Missy Chambers said at the meeting that her multigenerational family farm produces corn, soybeans, wheat, hay and cattle across three counties, and Valley Link’s proposal would affect more than 100 acres of her land.
“My land is valuable,” Chambers said. “I would rather eat than help some data center have electricity. Destroying productive agricultural land hurts America and the price of food.”
The public comment period came after a number of pointed questions and comments from supervisors and commissioners about aspects of the project including its route and anticipated rights of way.
Referencing the thousands of people who had shown up to Valley Link’s various informational meetings, supervisor Crystal Coleman asked Maguire, “Out of those thousands of people … how many felt this was a good project and were in support of it?”
“That’s a tricky question,” Maguire replied.
“It’s not tricky, actually,” Coleman said.

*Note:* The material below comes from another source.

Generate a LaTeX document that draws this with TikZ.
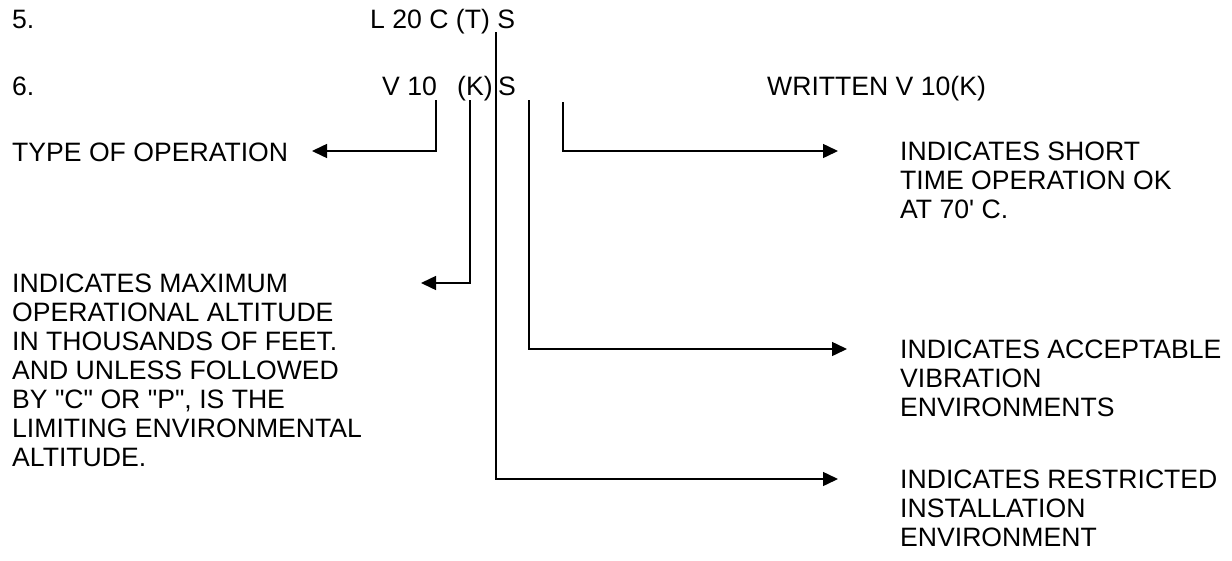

Maguire said that a project that impacts greenfield land typically brings out people who have questions about it.
“So generally I’d say that the majority of people we hear from have questions or concerns. And then you’d have a smaller percentage who say, ‘I love transmission lines’ — well, let’s call that 2%,” he said.
At the Appomattox County Board of Supervisors meeting on March 16, resident Sarah Elyard implored supervisors to make a statement that they oppose the project.
“This project changes the trajectory, landscape and character of our county. It doesn’t have to be in your backyard for you to understand and empathize with these landowners,” Elyard said.
Appomattox County supervisors agreed to consider a formal resolution at their April meeting.
“As far as the Valley Link thing is concerned, I’ve had numerous constituents contact me on that, and they bring up valid points, and I would certainly support them in a resolution,” said supervisor Trevor Hipps.

Regulatory process anticipated to take at least a year
Valley Link engineers will create a final route for the Joshua Falls to Yeat line and submit it for consideration to the SCC later this year, likely in September.
Valley Link estimates that state regulators will take about a year to deliberate on the project. If the project and route are approved, the company will then begin negotiating acquisition of rights of way.
The company has said it hopes to acquire the right to use the necessary land through voluntary easements, in which a property owner retains ownership of the land but is paid for its use.
Property owners who refuse could find themselves facing the prospect of eminent domain, in which a utility seizes private property for the public good and compensates the owner, although Valley Link has said that would be a last resort.
If all proceeds on schedule, the line would be completed in 2029, according to Valley Link’s estimate.
The capital cost of the project would be spread among transmission operators in the service territory of PJM Interconnection, the wholesale transmission operator for Virginia, 12 other states and Washington, D.C.
Those operators, which include Dominion and Appalachian Power, would determine how to incorporate the costs into their customers’ bills.